Contrarian Angle: Why This Is Not a Bull Case for XRP Price
Here’s where I break from the consensus. The SBI-Doppler deal is a compliance arbitrage, not a demand shock. Most analysts shout “adoption” and assume price follows. That’s lazy. The market is not a ledger—it’s a prediction machine. And this prediction has already been made. XRP’s price has been range-bound between $0.45 and $0.55 for three months, with the announcement only causing a 3% blip. The real narrative is regulatory clarity, not volume. The market doesn’t care about your thesis until the volume hits. We need on-chain data from SBI’s addresses showing a sustained increase in settlement activity. Without that, this is noise.
Furthermore, the Japan corridor is isolated. The SEC lawsuit against Ripple still overhangs the entire asset. Even if Japan approves, US banks can’t touch XRP without fear of legal repercussions. This architecture doesn’t solve that. It creates a moat for Japanese business, but it also creates a regulatory wedge: the US will see this as evidence that XRP can be controlled (by SBI), undermining its decentralization argument in court. The contrarian take: this deal may actually hurt XRP’s case in the US by proving that the network is captive to a cartel of banks. Decentralization is a legal shield—this architecture bends it.

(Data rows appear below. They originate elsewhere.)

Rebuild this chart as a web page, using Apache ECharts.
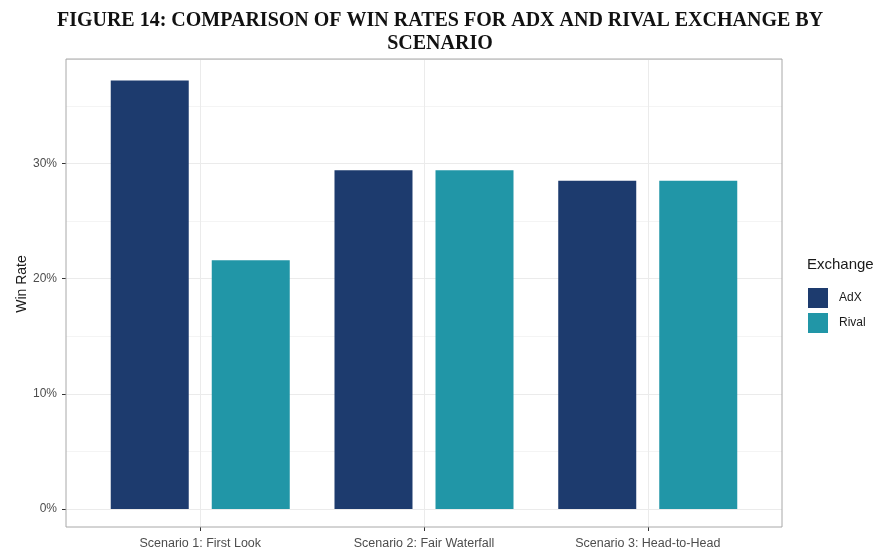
<!DOCTYPE html>
<html>
<head>
<meta charset="utf-8">
<script src="https://cdn.jsdelivr.net/npm/echarts@6/dist/echarts.min.js"></script>
<style>
html,body{margin:0;padding:0;background:#fff;}
#chart{width:880px;height:550px;}
</style>
</head>
<body>
<div id="chart"></div>
<script>
const scenarios = ['Scenario 1: First Look', 'Scenario 2: Fair Waterfall', 'Scenario 3: Head-to-Head'];
const scenarioPos = [1, 2, 3];
const adxRates = [37.2, 29.4, 28.5];
const rivalRates = [21.6, 29.4, 28.5];
const yTickValues = [0, 10, 20, 30];
const seriesNames = ['AdX', 'Rival'];

const FONT = '"Liberation Sans", Arial, sans-serif';
const chart = echarts.init(document.getElementById('chart'), null, {renderer: 'canvas'});

const yMax = 39.06;
const xMin = 0.4, xMax = 3.6;

chart.setOption({
  animation: false,
  backgroundColor: '#ffffff',
  title: [
    {
      text: 'FIGURE 14: COMPARISON OF WIN RATES FOR ADX AND RIVAL EXCHANGE BY\nSCENARIO',
      left: 440, top: 9, padding: 0, textAlign: 'center',
      textStyle: {fontFamily: '"Liberation Serif", "Times New Roman", serif', fontWeight: 'bold',
        fontSize: 20, lineHeight: 23, color: '#111111'}
    },
    {
      text: 'Exchange', left: 807, top: 257, padding: 0,
      textStyle: {fontFamily: FONT, fontWeight: 'normal', fontSize: 15, color: '#1a1a1a'}
    }
  ],
  legend: {
    data: seriesNames, orient: 'vertical', left: 803, top: 283,
    itemWidth: 20, itemHeight: 20, itemGap: 5, icon: 'rect',
    textStyle: {fontFamily: FONT, fontSize: 12, color: '#1a1a1a', padding: [0, 0, 0, 6]}
  },
  grid: [
    {left: 66, right: 98, top: 59, bottom: 41, containLabel: false},
    {left: 66, right: 98, top: 59, bottom: 21, containLabel: false, show: true,
      borderColor: '#a8a8a8', borderWidth: 1, backgroundColor: 'transparent', z: 5}
  ],
  xAxis: [
    {gridIndex: 0, type: 'value', min: xMin, max: xMax, show: false},
    {gridIndex: 1, type: 'value', min: xMin, max: xMax, interval: 1, position: 'bottom',
      axisLine: {show: false},
      axisTick: {show: true, customValues: scenarioPos, length: 4, lineStyle: {color: '#333333'}},
      axisLabel: {show: true, customValues: scenarioPos, margin: 10, fontFamily: FONT, fontSize: 12.5, color: '#4d4d4d',
        formatter: v => scenarios[Math.round(v) - 1] || ''},
      splitLine: {show: true, lineStyle: {color: '#ebebeb', width: 1}}
    }
  ],
  yAxis: [
    {gridIndex: 0, type: 'value', min: 0, max: yMax, interval: 10,
      axisLine: {show: false},
      axisTick: {show: true, customValues: yTickValues, length: 4, lineStyle: {color: '#333333'}},
      axisLabel: {show: true, customValues: yTickValues, margin: 9, fontFamily: FONT, fontSize: 12, color: '#4d4d4d',
        formatter: v => v + '%'},
      splitLine: {show: false},
      name: 'Win Rate', nameLocation: 'middle', nameRotate: 90, nameGap: 37, nameMoveOverlap: false,
      nameTextStyle: {fontFamily: FONT, fontSize: 14, color: '#1a1a1a'}
    },
    {gridIndex: 0, type: 'value', min: 0, max: yMax, interval: 5,
      axisLine: {show: false}, axisTick: {show: false}, axisLabel: {show: false},
      splitLine: {show: true, lineStyle: {color: ['#ebebeb', '#f4f4f4'], width: 1}}
    },
    {gridIndex: 1, type: 'value', min: 0, max: 1, show: false}
  ],
  series: [
    {name: seriesNames[0], type: 'bar', xAxisIndex: 0, yAxisIndex: 0,
      data: scenarioPos.map((x, i) => [x, adxRates[i]]),
      barWidth: 78, barGap: '29.5%', itemStyle: {color: '#1d3b6e'}, z: 3},
    {name: seriesNames[1], type: 'bar', xAxisIndex: 0, yAxisIndex: 0,
      data: scenarioPos.map((x, i) => [x, rivalRates[i]]),
      barWidth: 78, barGap: '29.5%', itemStyle: {color: '#2196a7'}, z: 3}
  ]
});
</script>
</body>
</html>
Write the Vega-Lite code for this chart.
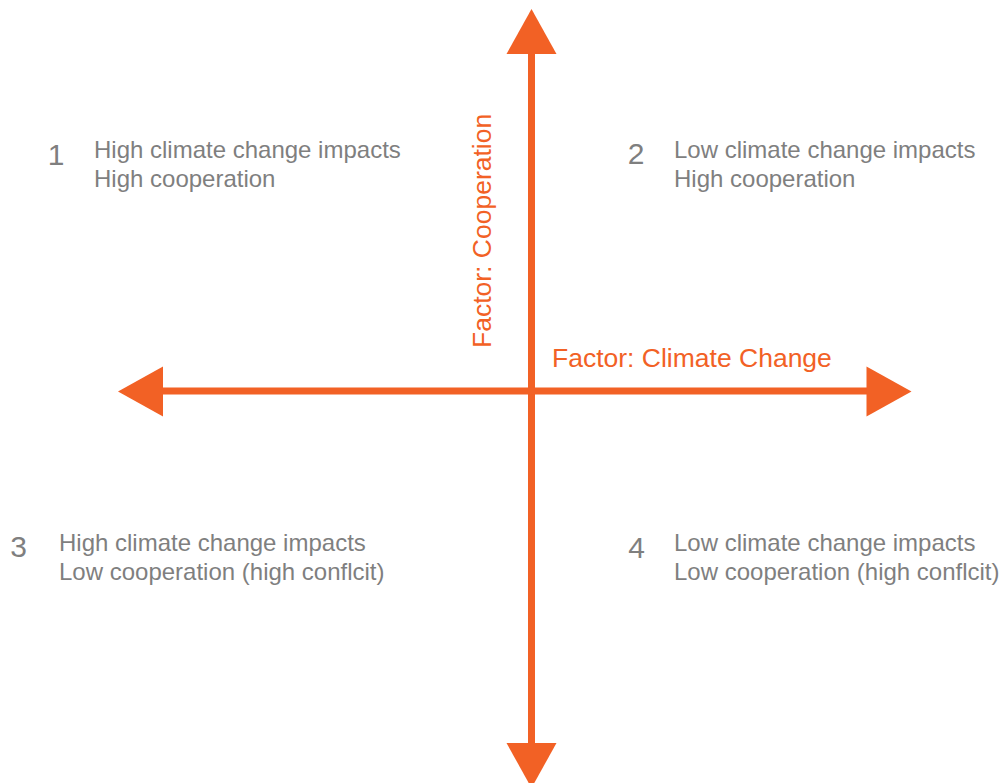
{
  "$schema": "https://vega.github.io/schema/vega-lite/v6.json",
  "width": 1005,
  "height": 783,
  "autosize": {"type": "none"},
  "padding": 0,
  "background": "white",
  "config": {"view": {"stroke": null}},
  "datasets": {
    "shafts": [
      {"x1": 531.5, "y1": 54, "x2": 531.5, "y2": 744},
      {"x1": 162, "y1": 391, "x2": 867, "y2": 391}
    ],
    "heads": [
      {"x": 531.5, "y": 31.5, "dir": "up"},
      {"x": 531.5, "y": 765.5, "dir": "down"},
      {"x": 140.5, "y": 391.5, "dir": "left"},
      {"x": 889, "y": 391.5, "dir": "right"}
    ],
    "nums": [
      {"x": 56, "y": 165, "label": "1"},
      {"x": 636, "y": 164, "label": "2"},
      {"x": 18.5, "y": 557, "label": "3"},
      {"x": 636.5, "y": 558, "label": "4"}
    ],
    "lines": [
      {"x": 94, "y": 158, "label": "High climate change impacts"},
      {"x": 94, "y": 187, "label": "High cooperation"},
      {"x": 674, "y": 158, "label": "Low climate change impacts"},
      {"x": 674, "y": 187, "label": "High cooperation"},
      {"x": 59, "y": 551, "label": "High climate change impacts"},
      {"x": 59, "y": 580, "label": "Low cooperation (high conflcit)"},
      {"x": 674, "y": 551, "label": "Low climate change impacts"},
      {"x": 674, "y": 580, "label": "Low cooperation (high conflcit)"}
    ],
    "hlabel": [{"x": 552, "y": 367, "label": "Factor: Climate Change"}],
    "vlabel": [{"x": 491, "y": 348, "label": "Factor: Cooperation"}]
  },
  "layer": [
    {
      "data": {"name": "shafts"},
      "mark": {"type": "rule", "color": "#F26125", "strokeWidth": 7, "strokeCap": "butt"},
      "encoding": {
        "x": {"field": "x1", "type": "quantitative", "scale": {"domain": [0, 1005], "nice": false, "zero": false}, "axis": null},
        "x2": {"field": "x2"},
        "y": {"field": "y1", "type": "quantitative", "scale": {"domain": [0, 783], "nice": false, "zero": false, "reverse": true}, "axis": null},
        "y2": {"field": "y2"}
      }
    },
    {
      "data": {"name": "heads"},
      "mark": {"type": "point", "filled": true, "opacity": 1, "size": 2500, "color": "#F26125", "strokeWidth": 0},
      "encoding": {
        "x": {"field": "x", "type": "quantitative", "axis": null},
        "y": {"field": "y", "type": "quantitative", "axis": null},
        "shape": {
          "field": "dir", "type": "nominal", "legend": null,
          "scale": {
            "domain": ["up", "down", "left", "right"],
            "range": ["M0,-0.9L1,0.9L-1,0.9Z", "M0,0.9L1,-0.9L-1,-0.9Z", "M-0.9,0L0.9,-1L0.9,1Z", "M0.9,0L-0.9,-1L-0.9,1Z"]
          }
        }
      }
    },
    {
      "data": {"name": "nums"},
      "mark": {"type": "text", "font": "Liberation Sans", "fontSize": 30, "color": "#7f7f7f", "align": "center", "baseline": "alphabetic"},
      "encoding": {
        "x": {"field": "x", "type": "quantitative", "axis": null},
        "y": {"field": "y", "type": "quantitative", "axis": null},
        "text": {"field": "label"}
      }
    },
    {
      "data": {"name": "lines"},
      "mark": {"type": "text", "font": "Liberation Sans", "fontSize": 24, "color": "#7f7f7f", "align": "left", "baseline": "alphabetic"},
      "encoding": {
        "x": {"field": "x", "type": "quantitative", "axis": null},
        "y": {"field": "y", "type": "quantitative", "axis": null},
        "text": {"field": "label"}
      }
    },
    {
      "data": {"name": "hlabel"},
      "mark": {"type": "text", "font": "Liberation Sans", "fontSize": 26.5, "color": "#F26125", "align": "left", "baseline": "alphabetic"},
      "encoding": {
        "x": {"field": "x", "type": "quantitative", "axis": null},
        "y": {"field": "y", "type": "quantitative", "axis": null},
        "text": {"field": "label"}
      }
    },
    {
      "data": {"name": "vlabel"},
      "mark": {"type": "text", "font": "Liberation Sans", "fontSize": 26.5, "color": "#F26125", "align": "left", "baseline": "alphabetic", "angle": 270},
      "encoding": {
        "x": {"field": "x", "type": "quantitative", "axis": null},
        "y": {"field": "y", "type": "quantitative", "axis": null},
        "text": {"field": "label"}
      }
    }
  ]
}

Takeaway: The Only Metric That Matters
Watch the liquidity flow. Over the next 30 days, track the net flow of XRP from SBI-related addresses to Doppler’s settlement node. If you see sustained outflows above 500,000 XRP per day, that’s real adoption. If not, this is a proof-of-concept that will stay in PowerPoint for another year. The market will eventually ignore the announcement unless the data backs it. I’m not shorting XRP, but I’m not buying the hype either. Speed is the only currency that doesn’t depreciate—and the market is moving faster than this corridor’s volume. Until we see the liquidity, the thesis remains unproven.
The next watch: Ripple’s Q2 market report, due late July. That will include disclosure of ODL volumes from new corridors. If SBI-Adjacent volume is broken out, we’ll have numbers. Until then, treat this as a regulatory footnote, not a revolution.